Ideally the above instructions are pretty smooth, but here's some caveats to keep in mind while going through them:

  • LLVM bugs are hard to find, don't hesitate to ask for help! Bisection is definitely your friend here (yes LLVM takes forever to build, yet bisection is still your friend)
  • If you've got general questions, wg-llvm can help you out.
  • Creating branches is a privileged operation on GitHub, so you'll need someone with write access to create the branches for you most likely.

New LLVM Release Updates

Updating to a new release of LLVM is very similar to the "feature updates" section above. The release process for LLVM is often months-long though and we like to ensure compatibility ASAP. The main tweaks to the "feature updates" section above is generally around branch naming. The sequence of events typically looks like:

  1. LLVM announces that its latest release version has branched. This will show up as a branch in the llvm/llvm-project repository typically named release/$N.x where $N is the version of LLVM that's being released.

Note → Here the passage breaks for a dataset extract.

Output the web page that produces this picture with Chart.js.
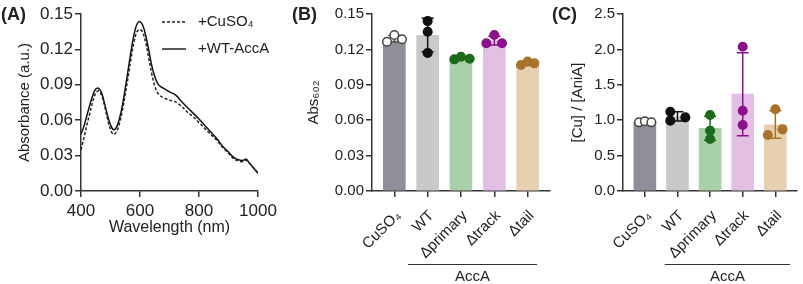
<!DOCTYPE html>
<html>
<head>
<meta charset="utf-8">
<script src="https://cdn.jsdelivr.net/npm/chart.js@4.4.0/dist/chart.umd.min.js"></script>
<style>
  body { margin: 0; background: #fff; }
  .stage { position: relative; width: 803px; height: 284px; overflow: hidden; }
  .stage canvas { position: absolute; left: 0; top: 0; }
</style>
</head>
<body>
<div class="stage">
  <canvas id="panelA" width="803" height="284"></canvas>
  <canvas id="panelB" width="803" height="284"></canvas>
  <canvas id="panelC" width="803" height="284"></canvas>
</div>
<script>
// (A) absorbance spectra
const wavelengths = [400, 410, 420, 430, 440, 450, 460, 470, 480, 490, 500, 510, 520, 530, 540, 550, 560, 570, 580, 590,
  600, 610, 620, 630, 640, 650, 660, 670, 680, 690, 700, 720, 740, 760, 780, 800, 820, 840, 860, 880,
  900, 920, 940, 950, 960, 970, 980, 990, 1000];
const absWT = [0.048, 0.055, 0.064, 0.073, 0.081, 0.0865, 0.087, 0.083, 0.074, 0.064, 0.056, 0.052, 0.054, 0.061, 0.072, 0.087, 0.103, 0.119, 0.133, 0.1415,
  0.1435, 0.140, 0.131, 0.119, 0.106, 0.097, 0.091, 0.0885, 0.087, 0.0855, 0.084, 0.0815, 0.076, 0.071, 0.066, 0.061, 0.0555, 0.050, 0.0445, 0.038,
  0.033, 0.028, 0.026, 0.026, 0.027, 0.024, 0.021, 0.018, 0.015];
const absCuSO4 = [0.035, 0.045, 0.056, 0.066, 0.076, 0.083, 0.085, 0.081, 0.072, 0.061, 0.052, 0.048, 0.050, 0.057, 0.068, 0.082, 0.097, 0.113, 0.127, 0.135,
  0.137, 0.134, 0.125, 0.112, 0.099, 0.089, 0.083, 0.0805, 0.079, 0.078, 0.077, 0.0755, 0.072, 0.067, 0.063, 0.058, 0.053, 0.048, 0.043, 0.037,
  0.032, 0.027, 0.025, 0.025, 0.026, 0.024, 0.021, 0.018, 0.015];
const spectraTicks = [400, 600, 800, 1000];

// (B) and (C) groups
const groups = ['CuSO₄', 'WT', 'Δprimary', 'Δtrack', 'Δtail'];

const abs602Mean = [0.127, 0.132, 0.1125, 0.1275, 0.1075];
const abs602Reps = [[0.1265, 0.1322, 0.1286], [0.144, 0.135, 0.117], [0.1116, 0.1138, 0.1121], [0.1252, 0.1322, 0.1252], [0.1068, 0.1096, 0.1082]];
const abs602Lo = [0.1262, 0.118, 0.1118, 0.1237, 0.1069];
const abs602Hi = [0.1318, 0.1463, 0.1133, 0.1312, 0.1095];
const abs602Jitter = [[-0.22, 0, 0.23], [0, 0, 0], [-0.2, 0, 0.26], [-0.24, 0, 0.23], [-0.2, 0, 0.2]];

const cuMean = [0.975, 1.05, 0.885, 1.37, 0.935];
const cuReps = [[0.97, 0.985, 0.97], [1.12, 0.993, 1.04], [1.073, 0.852, 0.734], [2.038, 1.134, 0.932], [0.791, 1.154, 0.871]];
const cuLo = [0.968, 0.99, 0.716, 0.781, 0.744];
const cuHi = [0.983, 1.12, 1.057, 1.953, 1.134];
const cuJitter = [[-0.18, 0, 0.2], [-0.22, -0.22, 0.24], [0, 0, 0], [0, 0, 0], [-0.23, 0, 0.22]];

const barColors = ['#8f8f99', '#c9c9c9', '#a9d1a9', '#e3c0e3', '#e7d0b0'];
const dotColors = ['#ffffff', '#111111', '#1b6b1b', '#8c0f8c', '#a8732a'];
const dotBorders = ['#444444', '#111111', '#1b6b1b', '#8c0f8c', '#a8732a'];
const errColors = ['#555555', '#111111', '#1b6b1b', '#8c0f8c', '#a8732a'];

const FONT = '"Liberation Sans", Arial, sans-serif';
Chart.defaults.font.family = FONT;
Chart.defaults.font.size = 15;
Chart.defaults.color = '#222';
Chart.defaults.animation = false;
Chart.defaults.plugins.legend.display = false;
Chart.defaults.plugins.tooltip.enabled = false;

const axisLine = { color: '#333', width: 1.5 };
const tickGrid = { drawOnChartArea: false, tickLength: 6, color: '#333', lineWidth: 1.5, offset: false };

// panel letter, spectra legend, AccA bracket
const decorations = {
  id: 'decorations',
  afterDraw(chart, args, opts) {
    const ctx = chart.ctx;
    ctx.save();
    ctx.fillStyle = '#222';
    ctx.textBaseline = 'middle';
    ctx.textAlign = 'left';
    ctx.font = 'bold 18px ' + FONT;
    ctx.fillText(opts.panel, opts.panelX, 15);

    if (opts.legend) {
      ctx.font = '15px ' + FONT;
      opts.legend.forEach((item, i) => {
        const ly = 22 + i * 27;
        ctx.strokeStyle = '#222';
        ctx.lineWidth = 1.5;
        ctx.setLineDash(item.dash);
        ctx.beginPath();
        ctx.moveTo(162, ly);
        ctx.lineTo(186, ly);
        ctx.stroke();
        ctx.setLineDash([]);
        ctx.fillText(item.text, 198, ly);
      });
    }

    if (opts.group) {
      const x = chart.scales.x;
      const x1 = x.getPixelForValue(opts.groupFrom);
      const x2 = x.getPixelForValue(opts.groupTo);
      ctx.strokeStyle = '#333';
      ctx.lineWidth = 1.2;
      ctx.beginPath();
      ctx.moveTo(x1, 264.5);
      ctx.lineTo(x2, 264.5);
      ctx.stroke();
      ctx.font = '15px ' + FONT;
      ctx.textAlign = 'center';
      ctx.fillText(opts.group, (x1 + x2) / 2, 277);
    }
    ctx.restore();
  }
};

// error bars drawn right after the bars, under the dots
const errorBars = {
  id: 'errorBars',
  afterDatasetDraw(chart, args, opts) {
    if (args.index !== 0 || !opts.lo) return;
    const { ctx, scales: { x, y } } = chart;
    ctx.save();
    ctx.lineWidth = 1.5;
    opts.lo.forEach((lo, i) => {
      const px = x.getPixelForValue(i);
      const y1 = y.getPixelForValue(lo);
      const y2 = y.getPixelForValue(opts.hi[i]);
      ctx.strokeStyle = opts.colors[i];
      ctx.beginPath();
      ctx.moveTo(px, y1); ctx.lineTo(px, y2);
      ctx.moveTo(px - 6, y1); ctx.lineTo(px + 6, y1);
      ctx.moveTo(px - 6, y2); ctx.lineTo(px + 6, y2);
      ctx.stroke();
    });
    ctx.restore();
  }
};

new Chart(document.getElementById('panelA'), {
  type: 'line',
  data: {
    datasets: [
      {
        label: '+CuSO₄',
        data: wavelengths.map((w, i) => ({ x: w, y: absCuSO4[i] })),
        borderColor: '#222', borderWidth: 1.5, borderDash: [3, 2],
        pointRadius: 0, tension: 0.35, fill: false
      },
      {
        label: '+WT-AccA',
        data: wavelengths.map((w, i) => ({ x: w, y: absWT[i] })),
        borderColor: '#111', borderWidth: 1.5,
        pointRadius: 0, tension: 0.35, fill: false
      }
    ]
  },
  options: {
    responsive: false,
    devicePixelRatio: 1,
    layout: { padding: { left: 16, right: 545, top: 14, bottom: 0 } },
    scales: {
      x: {
        type: 'linear', min: 400, max: 1000,
        afterBuildTicks: s => { s.ticks = spectraTicks.map(v => ({ value: v })); },
        afterFit: s => { s.height = 93; },
        ticks: { padding: 4, font: { size: 17 }, callback: v => String(v) },
        title: { display: true, text: 'Wavelength (nm)', font: { size: 16 }, padding: { top: 0, bottom: 47 } },
        grid: tickGrid, border: axisLine
      },
      y: {
        min: 0, max: 0.15,
        ticks: { stepSize: 0.03, padding: 2, font: { size: 17 }, callback: v => v.toFixed(2) },
        afterFit: s => { s.width = 65; },
        title: { display: true, text: 'Absorbance (a.u.)', padding: 0 },
        grid: tickGrid, border: axisLine
      }
    },
    plugins: {
      decorations: {
        panel: '(A)', panelX: 1,
        legend: [{ text: '+CuSO₄', dash: [3, 2] }, { text: '+WT-AccA', dash: [] }]
      }
    }
  },
  plugins: [decorations]
});

function barPanel(id, opt) {
  const dots = [], dotFill = [], dotLine = [];
  opt.reps.forEach((reps, i) => {
    reps.forEach((v, j) => {
      dots.push({ x: i + opt.jitter[i][j], y: v });
      dotFill.push(dotColors[i]);
      dotLine.push(dotBorders[i]);
    });
  });
  return new Chart(document.getElementById(id), {
    type: 'bar',
    data: {
      datasets: [
        {
          type: 'bar',
          order: 2,
          data: opt.mean.map((v, i) => ({ x: i, y: v })),
          backgroundColor: barColors,
          barThickness: 22,
          borderWidth: 0
        },
        {
          type: 'scatter',
          order: 1,
          data: dots,
          pointRadius: 4.3,
          pointBorderWidth: 1.5,
          pointBackgroundColor: dotFill,
          pointBorderColor: dotLine
        }
      ]
    },
    options: {
      responsive: false,
      devicePixelRatio: 1,
      layout: { padding: { left: opt.left, right: opt.right, top: 14, bottom: 0 } },
      scales: {
        x: {
          type: 'linear', min: -0.67, max: 4.67, offset: false,
          afterBuildTicks: s => { s.ticks = groups.map((g, i) => ({ value: i })); },
          afterFit: s => { s.height = 93; },
          ticks: { autoSkip: false, minRotation: 45, maxRotation: 45, padding: 10, labelOffset: 4, font: { size: 15 }, callback: v => groups[v] },
          grid: tickGrid, border: axisLine
        },
        y: {
          min: 0, max: opt.max,
          ticks: { stepSize: opt.step, padding: 2, callback: v => v.toFixed(opt.digits) },
          afterFit: s => { s.width = opt.yWidth; },
          title: { display: true, text: opt.title, padding: 0 },
          grid: tickGrid, border: axisLine
        }
      },
      plugins: {
        errorBars: { lo: opt.lo, hi: opt.hi, colors: errColors },
        decorations: { panel: opt.panel, panelX: opt.panelX, group: 'AccA', groupFrom: opt.groupFrom, groupTo: opt.groupTo }
      }
    },
    plugins: [errorBars, decorations]
  });
}

barPanel('panelB', {
  mean: abs602Mean, reps: abs602Reps, lo: abs602Lo, hi: abs602Hi, jitter: abs602Jitter,
  max: 0.15, step: 0.03, digits: 2, title: 'Abs₆₀₂',
  left: 305, yWidth: 67, right: 253, panel: '(B)', panelX: 292, groupFrom: 0.41, groupTo: 4.28
});

barPanel('panelC', {
  mean: cuMean, reps: cuReps, lo: cuLo, hi: cuHi, jitter: cuJitter,
  max: 2.5, step: 0.5, digits: 1, title: '[Cu] / [AniA]',
  left: 569, yWidth: 54, right: 2, panel: '(C)', panelX: 552, groupFrom: 0.61, groupTo: 4.45
});
</script>
</body>
</html>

  2. We then follow the "feature updates" section above to create a new branch of LLVM in our rust-lang/llvm-project repository. This follows the same naming convention of branches as usual, except that a.b is the new version. This update is eventually landed in the rust-lang/rust repository.

  3. Over the next few months, LLVM will continually push commits to its release/a.b branch. Often those are bug fixes we'd like to have as well. The merge process for that is to use git merge itself to merge LLVM's release/a.b branch with the branch created in step 2. This is typically done multiple times when necessary while LLVM's release branch is baking.

  4. LLVM then announces the release of version a.b.

  5. After LLVM's official release, we follow the "feature update" section again to create a new branch in the rust-lang/llvm-project repository, this time with a new date. The commit history should look much cleaner as just a few Rust-specific commits stacked on top of stock LLVM's release branch.